After a very tasty lunch we hit the road going towards the distant village of Burghead. Because of the low tide I decided to walk on the sandy beach rather than the original trail a bit higher up. Initially we came across a number of people walking there, some with their dogs, but the further away from Findhorn we walked the emptier the beach became. The distant outline of Burghead beckoned, but despite relatively good pace it seemed we weren’t making much progress. Mainly because we were walking along a semi-circular eastern coast. Going in straight line would have been shorter, but the water was far too deep…
During that seemingly infinite walk I developed a great desire for coffee, preferably accompanied by tasty ice cream. A quick look on the Internet revealed the existence of a promising local establishment in Burghead where my wish might have come true. We found The Bothy, a very nice coffee shop with an outdoor section at its back. The staff were very friendly, the coffee and ice cream delicious. After such a pleasant refreshment we returned to the trail, went around a malting factory and followed a former railway line turned tarmacked pathway towards the village of Hopeman. The weather was slowly deteriorating and it was completely overcast when we got into the harbour in Hopeman.
The most challenging part of the entire trail was ahead of us. Initially running along the sandy beach, but then winding up the cliff towards the far end of the local golf course. The path was narrow, steep and overgrown at places. From the golf course the path led us to a dirt track, the access road to a local quarry. The trail left that track a couple of hundred yards later, turning right into the top of the cliff, covered with unpassable thorn bushes. A narrow and winding path was the only way forward towards the former watch tower on the clifftop visible from the distance. We soon reached it but didn’t stop there; we were running out of time and we were chased by rain clearly visible behind us.

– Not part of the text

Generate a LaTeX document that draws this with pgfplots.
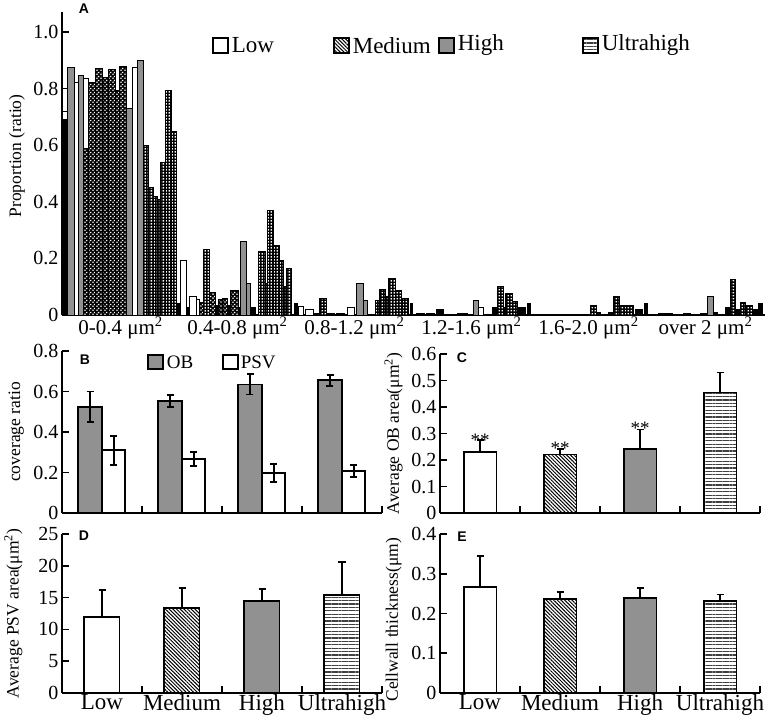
\documentclass[border=0pt]{standalone}
\usepackage{fontspec}
\setmainfont{Liberation Serif}
\newfontfamily\lsans{Liberation Sans}
\usepackage{pgfplots}
\pgfplotsset{compat=1.18}
\usetikzlibrary{patterns,patterns.meta}
\definecolor{gry}{RGB}{145,145,145}
\pgfdeclarepatternformonly{wsq}{\pgfqpoint{0pt}{0pt}}{\pgfqpoint{3pt}{3pt}}{\pgfqpoint{3pt}{3pt}}{\pgfpathrectangle{\pgfqpoint{0.65pt}{0.65pt}}{\pgfqpoint{1.7pt}{1.7pt}}\pgfusepath{fill}}
\pgfdeclarepatternformonly{wdi}{\pgfqpoint{0pt}{0pt}}{\pgfqpoint{4pt}{4pt}}{\pgfqpoint{4pt}{4pt}}{\pgfpathrectangle{\pgfqpoint{0.3pt}{0.3pt}}{\pgfqpoint{1.5pt}{1.5pt}}\pgfpathrectangle{\pgfqpoint{2.3pt}{2.3pt}}{\pgfqpoint{1.5pt}{1.5pt}}\pgfusepath{fill}}
\tikzset{
 lowst/.style={fill=white, draw=black, line width=1.8pt},
 medst/.style={draw=black, line width=1.8pt, pattern={Lines[angle=-45,distance=2.6pt,line width=1pt]}},
 highst/.style={fill=gry, draw=black, line width=1.8pt},
 ultst/.style={draw=black, line width=1.8pt, pattern={Lines[angle=0,distance=3.4pt,line width=1.3pt]}, pattern color=black!75},
 aB/.style={fill=black, draw=black, line width=0.9pt},
 aW/.style={fill=white, draw=black, line width=0.9pt},
 aG/.style={fill=gry, draw=black, line width=0.9pt},
 aQ/.style={fill=black, draw=black, line width=0.9pt, postaction={pattern=wsq, pattern color=white}},
 aD/.style={fill=black, draw=black, line width=0.9pt, postaction={pattern=wdi, pattern color=white}},
}
\newcommand{\ylf}{\fontsize{17.5}{20}\selectfont}
\newcommand{\bA}[4]{\addplot[ybar, bar shift=0pt, bar width=#2, #1] coordinates {(#3,#4)};}
\pgfplotsset{
 every axis/.append style={scale only axis, axis x line*=bottom, axis y line*=left,
  axis line style={line width=1.6pt}, tick style={line width=1.6pt, black},
  tick align=inside, major tick length=7pt,
  /pgf/number format/assume math mode=true,
  yticklabel style={font=\fontsize{20}{22}\selectfont}},
 ebars/.style={error bars/.cd, y dir=#1, y explicit,
  error bar style={line width=1.8pt, black},
  error mark options={rotate=90, line width=1.8pt, mark size=3.5pt, black}},
 catax/.style={xmin=-0.5, xmax=3.5, xtick={0.5,1.5,2.5,3.5}, xticklabels={,,,}},
 catlab/.style={extra x ticks={0,1,2,3}, extra x tick labels={Low,Medium,High,Ultrahigh},
  extra x tick style={major tick length=0pt},
  xticklabel style={font=\fontsize{23}{25}\selectfont, inner sep=1.5pt}},
}
\begin{document}
\begin{tikzpicture}[x=1pt,y=1pt]
\path[use as bounding box] (0pt,0pt) rectangle (768pt,723pt);
% ---------------- Panel A ----------------
\begin{axis}[at={(62pt,408pt)}, anchor=south west, width=703pt, height=303pt,
 xmin=62, xmax=765, ymin=0, ymax=1.0707,
 ytick={0,0.2,0.4,0.6,0.8,1.0}, yticklabels={0,0.2,0.4,0.6,0.8,1.0},
 xtick={120.5,237.5,354.5,471.5,588.5,705.5},
 xticklabels={0-0.4 μm\textsuperscript{2},0.4-0.8 μm\textsuperscript{2},0.8-1.2 μm\textsuperscript{2},1.2-1.6 μm\textsuperscript{2},1.6-2.0 μm\textsuperscript{2},over 2 μm\textsuperscript{2}},
 x tick style={draw=none}, xticklabel style={font=\fontsize{21}{23}\selectfont, inner sep=2pt},
 ylabel={\ylf Proportion (ratio)}, ylabel style={at={(axis description cs:-0.064,0.525)}, anchor=center}]
% group 1
\bA{aW}{5}{64.5}{0.72}
\bA{aB}{4}{64}{0.69}
\bA{aG}{7}{70.5}{0.876}
\bA{aW}{4}{76}{0.82}
\bA{aG}{5}{80.5}{0.845}
\bA{aW}{5}{85.5}{0.837}
\bA{aD}{5}{85.5}{0.59}
\bA{aD}{7}{91.5}{0.82}
\bA{aD}{7}{98.5}{0.87}
\bA{aD}{6}{105}{0.84}
\bA{aD}{7}{111.5}{0.866}
\bA{aD}{4}{117}{0.795}
\bA{aD}{7}{122.5}{0.88}
\bA{aG}{6}{129}{0.73}
\bA{aW}{5}{134.5}{0.876}
\bA{aG}{6}{140}{0.9}
\bA{aQ}{5}{145.5}{0.6}
\bA{aQ}{5}{150.5}{0.45}
\bA{aQ}{4}{155}{0.42}
\bA{aQ}{3}{158.5}{0.41}
\bA{aQ}{5}{162.5}{0.54}
\bA{aQ}{6}{168}{0.795}
\bA{aQ}{5}{173.5}{0.65}
\bA{aB}{4}{178}{0.04}
% group 2
\bA{aW}{6}{183}{0.194}
\bA{aB}{3}{187.5}{0.025}
\bA{aW}{7}{192.5}{0.064}
\bA{aW}{3}{197.5}{0.056}
\bA{aD}{4}{201}{0.046}
\bA{aQ}{6}{206}{0.233}
\bA{aD}{6}{212}{0.078}
\bA{aB}{3}{216.5}{0.035}
\bA{aD}{4}{220}{0.056}
\bA{aD}{5}{224.5}{0.06}
\bA{aB}{3}{228.5}{0.035}
\bA{aD}{8}{234}{0.085}
\bA{aB}{2}{239}{0.025}
\bA{aG}{6}{243}{0.26}
\bA{aG}{4}{248}{0.11}
\bA{aB}{5}{252.5}{0.025}
\bA{aQ}{7}{261.5}{0.226}
\bA{aQ}{2}{266}{0.113}
\bA{aQ}{6}{270}{0.37}
\bA{aQ}{6}{276}{0.244}
\bA{aQ}{4}{281}{0.194}
\bA{aQ}{3}{284.5}{0.1}
\bA{aQ}{5}{288.5}{0.163}
\bA{aB}{3}{295.5}{0.04}
% group 3
\bA{aW}{5}{300.5}{0.03}
\bA{aW}{8}{309}{0.02}
\bA{aB}{5}{315.5}{0.006}
\bA{aQ}{7}{322.5}{0.06}
\bA{aB}{8}{330}{0.006}
\bA{aB}{8}{340}{0.006}
\bA{aW}{7}{350.5}{0.028}
\bA{aG}{7}{359.5}{0.113}
\bA{aG}{4}{365}{0.053}
\bA{aQ}{4}{377}{0.053}
\bA{aQ}{6}{382}{0.09}
\bA{aQ}{3}{386.5}{0.067}
\bA{aQ}{7}{391.5}{0.13}
\bA{aQ}{6}{398}{0.085}
\bA{aQ}{6}{405}{0.06}
\bA{aB}{2}{411}{0.04}
% group 4
\bA{aB}{8}{420}{0.006}
\bA{aB}{8}{430}{0.006}
\bA{aB}{7}{439.5}{0.02}
\bA{aB}{10}{462}{0.006}
\bA{aG}{5}{475.5}{0.05}
\bA{aW}{5}{480.5}{0.025}
\bA{aB}{5}{494.5}{0.025}
\bA{aQ}{6}{500}{0.1}
\bA{aB}{2}{504}{0.025}
\bA{aQ}{7}{508.5}{0.075}
\bA{aQ}{5}{514.5}{0.047}
\bA{aB}{7}{521.5}{0.028}
\bA{aB}{3}{528.5}{0.042}
% group 5
\bA{aQ}{6}{593}{0.035}
\bA{aB}{4}{598}{0.008}
\bA{aB}{5}{610.5}{0.01}
\bA{aQ}{6}{616}{0.064}
\bA{aQ}{5}{621.5}{0.032}
\bA{aQ}{9}{628.5}{0.032}
\bA{aB}{7}{638.5}{0.018}
\bA{aB}{3}{645.5}{0.042}
% group 6
\bA{aB}{14}{665}{0.006}
\bA{aB}{7}{686.5}{0.006}
\bA{aB}{6}{703}{0.006}
\bA{aG}{6}{710}{0.064}
\bA{aB}{4}{715}{0.008}
\bA{aB}{5}{727.5}{0.025}
\bA{aQ}{5}{732.5}{0.124}
\bA{aB}{5}{737.5}{0.018}
\bA{aQ}{5}{742.5}{0.044}
\bA{aQ}{7}{748.5}{0.032}
\bA{aB}{5}{754.5}{0.02}
\bA{aB}{4}{760}{0.042}
\end{axis}
\node[font=\lsans\bfseries\fontsize{14}{16}\selectfont] at (84pt,714pt) {A};
% legend A
\begin{scope}[line width=1.6pt]
\draw[fill=white] (213pt,670pt) rectangle (228pt,685pt);
\node[anchor=west, font=\fontsize{23}{25}\selectfont, inner sep=0pt] at (231pt,677.5pt) {Low};
\draw[pattern={Lines[angle=-45,distance=2.6pt,line width=1pt]}] (334pt,670pt) rectangle (349pt,685pt);
\node[anchor=west, font=\fontsize{23}{25}\selectfont, inner sep=0pt] at (352pt,677.5pt) {Medium};
\draw[fill=gry] (439pt,670pt) rectangle (454pt,685pt);
\node[anchor=west, font=\fontsize{23}{25}\selectfont, inner sep=0pt] at (457pt,677.5pt) {High};
\draw[pattern={Lines[angle=0,distance=3.4pt,line width=1.3pt]}, pattern color=black!75] (583pt,670pt) rectangle (598pt,685pt);
\node[anchor=west, font=\fontsize{23}{25}\selectfont, inner sep=0pt] at (601pt,677.5pt) {Ultrahigh};
\end{scope}
% ---------------- Panel B ----------------
\begin{axis}[at={(62pt,210pt)}, anchor=south west, width=320pt, height=162pt, catax,
 ymin=0, ymax=0.8, ytick={0,0.2,0.4,0.6,0.8}, yticklabels={0,0.2,0.4,0.6,0.8},
 ylabel={\ylf coverage ratio}, ylabel style={at={(axis description cs:-0.143,0.5)}, anchor=center}]
\addplot[ybar, bar width=0.3, bar shift=0pt, highst, ebars=both] coordinates {(-0.15,0.525) +- (0,0.075) (0.85,0.553) +- (0,0.03) (1.85,0.635) +- (0,0.05) (2.85,0.655) +- (0,0.027)};
\addplot[ybar, bar width=0.29, bar shift=0pt, lowst, ebars=both] coordinates {(0.145,0.31) +- (0,0.072) (1.145,0.267) +- (0,0.033) (2.145,0.197) +- (0,0.045) (3.145,0.207) +- (0,0.03)};
\end{axis}
\node[font=\lsans\bfseries\fontsize{14}{16}\selectfont] at (85pt,363pt) {B};
\begin{scope}[line width=1.6pt]
\draw[fill=gry] (148pt,354pt) rectangle (163pt,368pt);
\node[anchor=west, font=\fontsize{19}{21}\selectfont, inner sep=0pt] at (166pt,361pt) {OB};
\draw[fill=white] (223pt,354pt) rectangle (238pt,368pt);
\node[anchor=west, font=\fontsize{19}{21}\selectfont, inner sep=0pt] at (240pt,361pt) {PSV};
\end{scope}
% ---------------- Panel C ----------------
\begin{axis}[at={(440pt,210pt)}, anchor=south west, width=320pt, height=159pt, catax,
 ymin=0, ymax=0.6, ytick={0,0.1,0.2,0.3,0.4,0.5,0.6}, yticklabels={0,0.1,0.2,0.3,0.4,0.5,0.6},
 ylabel={\ylf Average OB area(μm\textsuperscript{2})}, ylabel style={at={(axis description cs:-0.145,0.5)}, anchor=center}]
\addplot[ybar, bar width=0.41, bar shift=0pt, lowst, ebars=plus] coordinates {(0,0.231) +- (0,0.044)};
\addplot[ybar, bar width=0.41, bar shift=0pt, medst, ebars=plus] coordinates {(1,0.221) +- (0,0.022)};
\addplot[ybar, bar width=0.41, bar shift=0pt, highst, ebars=plus] coordinates {(2,0.243) +- (0,0.072)};
\addplot[ybar, bar width=0.41, bar shift=0pt, ultst, ebars=plus] coordinates {(3,0.455) +- (0,0.075)};
\node[font=\fontsize{19}{19}\selectfont] at (axis cs:0,0.276) {**};
\node[font=\fontsize{19}{19}\selectfont] at (axis cs:1,0.246) {**};
\node[font=\fontsize{19}{19}\selectfont] at (axis cs:2,0.32) {**};
\end{axis}
\node[font=\lsans\bfseries\fontsize{14}{16}\selectfont] at (462pt,365pt) {C};
% ---------------- Panel D ----------------
\begin{axis}[at={(62pt,30pt)}, anchor=south west, width=320pt, height=159pt, catax, catlab,
 ymin=0, ymax=25, ytick={0,5,10,15,20,25}, yticklabels={0,5,10,15,20,25},
 ylabel={\ylf Average PSV area(μm\textsuperscript{2})}, ylabel style={at={(axis description cs:-0.152,0.5)}, anchor=center}]
\addplot[ybar, bar width=0.44, bar shift=0pt, lowst, ebars=plus] coordinates {(0,11.95) +- (0,4.3)};
\addplot[ybar, bar width=0.44, bar shift=0pt, medst, ebars=plus] coordinates {(1,13.4) +- (0,3.1)};
\addplot[ybar, bar width=0.44, bar shift=0pt, highst, ebars=plus] coordinates {(2,14.5) +- (0,1.9)};
\addplot[ybar, bar width=0.44, bar shift=0pt, ultst, ebars=plus] coordinates {(3,15.45) +- (0,5.1)};
\end{axis}
\node[font=\lsans\bfseries\fontsize{14}{16}\selectfont] at (84pt,187pt) {D};
% ---------------- Panel E ----------------
\begin{axis}[at={(440pt,30pt)}, anchor=south west, width=320pt, height=159pt, catax, catlab,
 ymin=0, ymax=0.4, ytick={0,0.1,0.2,0.3,0.4}, yticklabels={0,0.1,0.2,0.3,0.4},
 ylabel={\ylf Cellwall thickness(μm)}, ylabel style={at={(axis description cs:-0.145,0.46)}, anchor=center}]
\addplot[ybar, bar width=0.41, bar shift=0pt, lowst, ebars=plus] coordinates {(0,0.266) +- (0,0.079)};
\addplot[ybar, bar width=0.41, bar shift=0pt, medst, ebars=plus] coordinates {(1,0.237) +- (0,0.017)};
\addplot[ybar, bar width=0.41, bar shift=0pt, highst, ebars=plus] coordinates {(2,0.239) +- (0,0.026)};
\addplot[ybar, bar width=0.41, bar shift=0pt, ultst, ebars=plus] coordinates {(3,0.231) +- (0,0.017)};
\end{axis}
\node[font=\lsans\bfseries\fontsize{14}{16}\selectfont] at (462pt,186pt) {E};
\end{tikzpicture}
\end{document}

Some time later we reached the long sandy Covesea Beach stretching towards the lighthouse and beyond. We were near the lighthouse when eventually the rain caught up with us; from there it kept us company all the way to my car. In order to get there, we had to cross the golf course; because of the rain and twilight I didn’t expect to see any players, so I was a bit surprised to come across a determined few. Without interrupting their game, we successfully got back to my car and hit the road heading back home.